After eight years since the review was undertaken, this bill will incorporate some of the recommendations that were then made by the department. The bill underlines the failure of the government to take heed of what the department’s own review expressed in 1999 and underlines the great delay of the government in bringing this matter before the parliament to properly regulate matters. They are things that need to be put on the record, but I think the bill underlines more than that. I support the amendment moved by the shadow minister, but I think there is more to be said about this matter.

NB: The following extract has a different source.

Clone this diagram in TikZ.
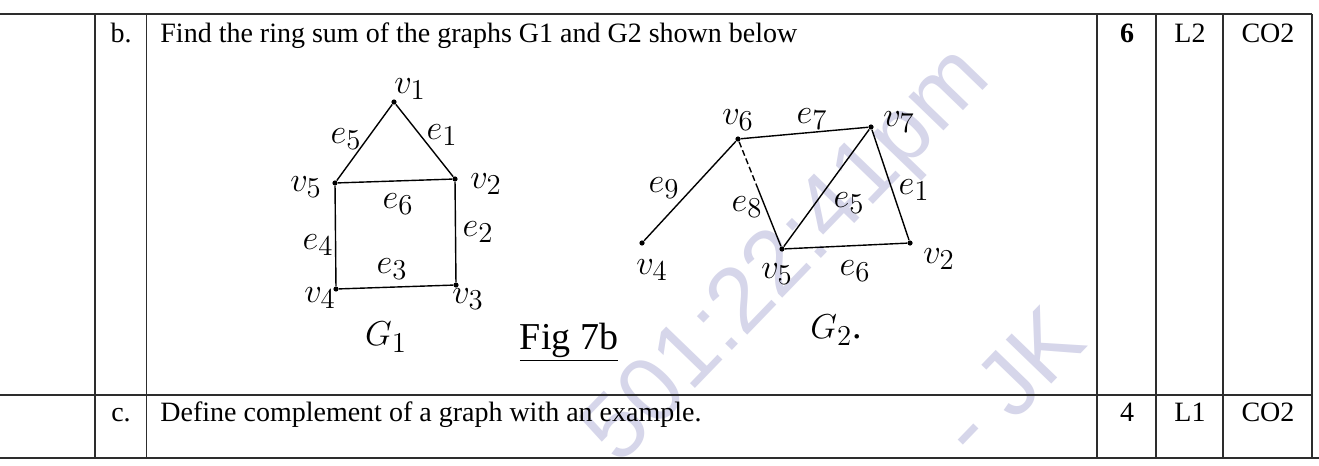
\documentclass[tikz,border=0pt]{standalone}
\usepackage{fontspec}
\setmainfont{Liberation Serif}
\newfontfamily\wmfont{Liberation Sans}
\usetikzlibrary{calc}
\definecolor{inkgray}{RGB}{45,45,45}
\definecolor{wmblue}{RGB}{214,214,234}

\begin{document}
\begin{tikzpicture}[x=0.5pt, y=-0.5pt,
    vtx/.style={circle, fill=black, inner sep=0pt, minimum size=2.6pt},
    lbl/.style={inner sep=0pt, font=\fontsize{19}{22}\selectfont},
    edge/.style={black, line width=0.7pt},
    rule/.style={inkgray, line width=0.9pt},
    cell/.style={anchor=base, inner sep=0pt, font=\fontsize{14}{17}\selectfont},
    wmark/.style={wmblue, rotate=46, inner sep=0pt, font=\wmfont\fontsize{46}{50}\selectfont}]
    % Bounding area of the scanned part (1319 x 466 px)
    \useasboundingbox[fill=white] (0,0) rectangle (1319,466);

    % Faint watermark behind the drawing
    \node[wmark] (wmtime) at (790,258) {501:22:41pm};
    \node[wmark] (wmname) at (1010,382) {- JK};

    % Table rules
    \draw[rule] (0,14) -- (1312,14);
    \draw[rule] (0,395) -- (1312,395);
    \draw[rule] (0,458) -- (1319,458);
    \foreach \cx in {95,146.5,1097,1156,1223,1312}
        \draw[rule] (\cx,14) -- (\cx,458);

    % Row b
    \node[cell] (qb) at (121,42) {b.};
    \node[cell, anchor=base west] (qbtext) at (160,42) {Find the ring sum of the graphs G1 and G2 shown below};
    \node[cell] (mb) at (1127,42) {\textbf{6}};
    \node[cell] (lb) at (1190,42) {L2};
    \node[cell] (cb) at (1268,42) {CO2};

    % Row c
    \node[cell] (qc) at (121,421) {c.};
    \node[cell, anchor=base west] (qctext) at (160,421) {Define complement of a graph with an example.};
    \node[cell] (mc) at (1127,421) {4};
    \node[cell] (lc) at (1190,421) {L1};
    \node[cell] (cc) at (1268,421) {CO2};

    % Graph G1 (house shape)
    \node[vtx] (u1) at (394,102) {};
    \node[vtx] (u2) at (455,179) {};
    \node[vtx] (u3) at (456,285) {};
    \node[vtx] (u4) at (336,289) {};
    \node[vtx] (u5) at (335,183) {};
    \draw[edge] (u1) -- (u5) -- (u4) -- (u3) -- (u2) -- (u1);
    \draw[edge] (u5) -- (u2);

    \node[lbl] (lu1) at (410,89) {$v_1$};
    \node[lbl] (lu2) at (486,184) {$v_2$};
    \node[lbl] (lu3) at (468,299) {$v_3$};
    \node[lbl] (lu4) at (320,298) {$v_4$};
    \node[lbl] (lu5) at (306,187) {$v_5$};
    \node[lbl] (le1) at (442,135) {$e_1$};
    \node[lbl] (le2) at (478,232) {$e_2$};
    \node[lbl] (le3) at (392,269) {$e_3$};
    \node[lbl] (le4) at (318,245) {$e_4$};
    \node[lbl] (le5) at (346,139) {$e_5$};
    \node[lbl] (le6) at (398,204) {$e_6$};
    \node[lbl] (gone) at (386,337) {$G_1$};

    % Figure caption
    \node[lbl] (fig) at (569,342) {\underline{Fig 7b}};

    % Graph G2
    \node[vtx] (w1) at (871,127) {};
    \node[vtx] (w2) at (910,243) {};
    \node[vtx] (w4) at (642,243) {};
    \node[vtx] (w5) at (782,249) {};
    \node[vtx] (w6) at (738,139) {};
    \draw[edge] (w4) -- (w6) -- (w1) -- (w2) -- (w5) -- (w1);
    % e8 is dashed near v6, solid near v5
    \coordinate (m8) at ($(w6)!0.45!(w5)$);
    \draw[edge, dash pattern=on 3pt off 1.5pt] (w6) -- (m8);
    \draw[edge] (m8) -- (w5);

    \node[lbl] (lw6) at (738,120) {$v_6$};
    \node[lbl] (lw1) at (899,122) {$v_7$};
    \node[lbl] (lw4) at (652,270) {$v_4$};
    \node[lbl] (lw5) at (777,274) {$v_5$};
    \node[lbl] (lw2) at (939,259) {$v_2$};
    \node[lbl] (lf7) at (812,119) {$e_7$};
    \node[lbl] (lf9) at (664,188) {$e_9$};
    \node[lbl] (lf8) at (747,207) {$e_8$};
    \node[lbl] (lf5) at (849,203) {$e_5$};
    \node[lbl] (lf1) at (914,190) {$e_1$};
    \node[lbl] (lf6) at (855,271) {$e_6$};
    \node[lbl] (gtwo) at (836,330) {$G_2$.};
\end{tikzpicture}
\end{document}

This government has been asleep at the wheel when it comes to focusing on the skills required in workplaces. That is one of the reasons that employers seek to employ workers who may not have a legal right to work here. There is no doubt in my mind that that is one of the reasons. There is also no doubt in my mind—indeed there is evidence of this—that some employers have chosen to exploit the vulnerable position in which people have found themselves. These vulnerable people, who wish to stay in this country, have been offered employment by Australian employers who seek an advantage due to their position. These employers quite often pay these workers below the legal rate of pay and have them on inferior conditions. This is unfair not only to those workers but also to the majority of employers who comply with the industrial relations laws and the immigration laws of this country and choose not to aid or abet someone to break the law in order to gain financial advantage.

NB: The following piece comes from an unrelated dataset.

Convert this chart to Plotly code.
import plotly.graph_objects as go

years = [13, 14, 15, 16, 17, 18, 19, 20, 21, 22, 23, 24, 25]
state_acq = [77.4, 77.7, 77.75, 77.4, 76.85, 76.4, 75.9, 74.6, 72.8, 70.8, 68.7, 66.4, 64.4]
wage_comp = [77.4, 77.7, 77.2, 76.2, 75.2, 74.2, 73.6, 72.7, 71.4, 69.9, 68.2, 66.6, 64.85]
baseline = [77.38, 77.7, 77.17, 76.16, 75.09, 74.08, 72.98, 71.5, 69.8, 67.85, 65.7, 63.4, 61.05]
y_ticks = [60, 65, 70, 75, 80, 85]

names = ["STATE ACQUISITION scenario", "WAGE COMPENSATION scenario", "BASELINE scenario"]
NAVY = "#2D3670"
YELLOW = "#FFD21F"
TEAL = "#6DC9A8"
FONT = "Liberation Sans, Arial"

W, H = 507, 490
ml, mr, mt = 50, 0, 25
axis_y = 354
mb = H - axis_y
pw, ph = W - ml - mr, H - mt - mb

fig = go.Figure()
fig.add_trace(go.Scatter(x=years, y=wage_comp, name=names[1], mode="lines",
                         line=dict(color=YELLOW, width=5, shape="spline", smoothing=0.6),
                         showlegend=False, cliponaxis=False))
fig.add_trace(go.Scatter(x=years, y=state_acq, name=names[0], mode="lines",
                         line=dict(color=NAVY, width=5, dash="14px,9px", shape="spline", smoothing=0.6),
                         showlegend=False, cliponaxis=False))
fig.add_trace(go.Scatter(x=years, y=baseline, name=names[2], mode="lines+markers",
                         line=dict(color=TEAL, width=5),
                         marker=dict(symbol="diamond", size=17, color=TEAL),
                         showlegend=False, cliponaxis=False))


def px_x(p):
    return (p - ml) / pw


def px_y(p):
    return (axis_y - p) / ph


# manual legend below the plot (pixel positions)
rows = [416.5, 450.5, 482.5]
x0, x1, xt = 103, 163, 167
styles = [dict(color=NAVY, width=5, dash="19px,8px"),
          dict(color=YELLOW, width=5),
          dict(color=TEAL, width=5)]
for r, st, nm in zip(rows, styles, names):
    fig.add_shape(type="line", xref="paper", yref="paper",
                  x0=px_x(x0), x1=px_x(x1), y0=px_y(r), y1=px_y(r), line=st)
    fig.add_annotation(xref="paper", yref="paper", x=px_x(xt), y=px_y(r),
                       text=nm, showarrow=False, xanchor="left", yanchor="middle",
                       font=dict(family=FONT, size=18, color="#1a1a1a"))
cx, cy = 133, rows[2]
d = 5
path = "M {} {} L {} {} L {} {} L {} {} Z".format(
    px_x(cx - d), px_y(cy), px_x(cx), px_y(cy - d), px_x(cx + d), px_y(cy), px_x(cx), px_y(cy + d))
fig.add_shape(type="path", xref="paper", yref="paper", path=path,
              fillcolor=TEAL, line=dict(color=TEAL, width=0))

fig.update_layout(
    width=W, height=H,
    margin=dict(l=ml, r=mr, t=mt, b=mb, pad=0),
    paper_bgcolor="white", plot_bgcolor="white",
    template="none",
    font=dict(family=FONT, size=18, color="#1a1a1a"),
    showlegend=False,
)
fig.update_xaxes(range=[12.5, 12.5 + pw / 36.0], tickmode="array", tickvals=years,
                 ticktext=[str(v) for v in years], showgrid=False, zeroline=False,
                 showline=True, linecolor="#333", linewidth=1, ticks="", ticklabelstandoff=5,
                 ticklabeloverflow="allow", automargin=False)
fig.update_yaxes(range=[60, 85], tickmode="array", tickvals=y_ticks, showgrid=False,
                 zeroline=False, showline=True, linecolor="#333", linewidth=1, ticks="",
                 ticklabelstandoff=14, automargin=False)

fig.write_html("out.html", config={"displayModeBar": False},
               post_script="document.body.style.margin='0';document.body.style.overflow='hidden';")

I hope this bill goes some way to improving the regulatory system for people working in this country so that we have a fair and decent regulatory system. I hope this bill significantly reduces the abuse and exploitation of vulnerable workers by employers. I also hope that, when enacted, this bill provides a system that is less subject to exploitation and less open to abuse. I only wish that the government had responded at the time the department made its recommendations, which was in 1999—almost eight years ago.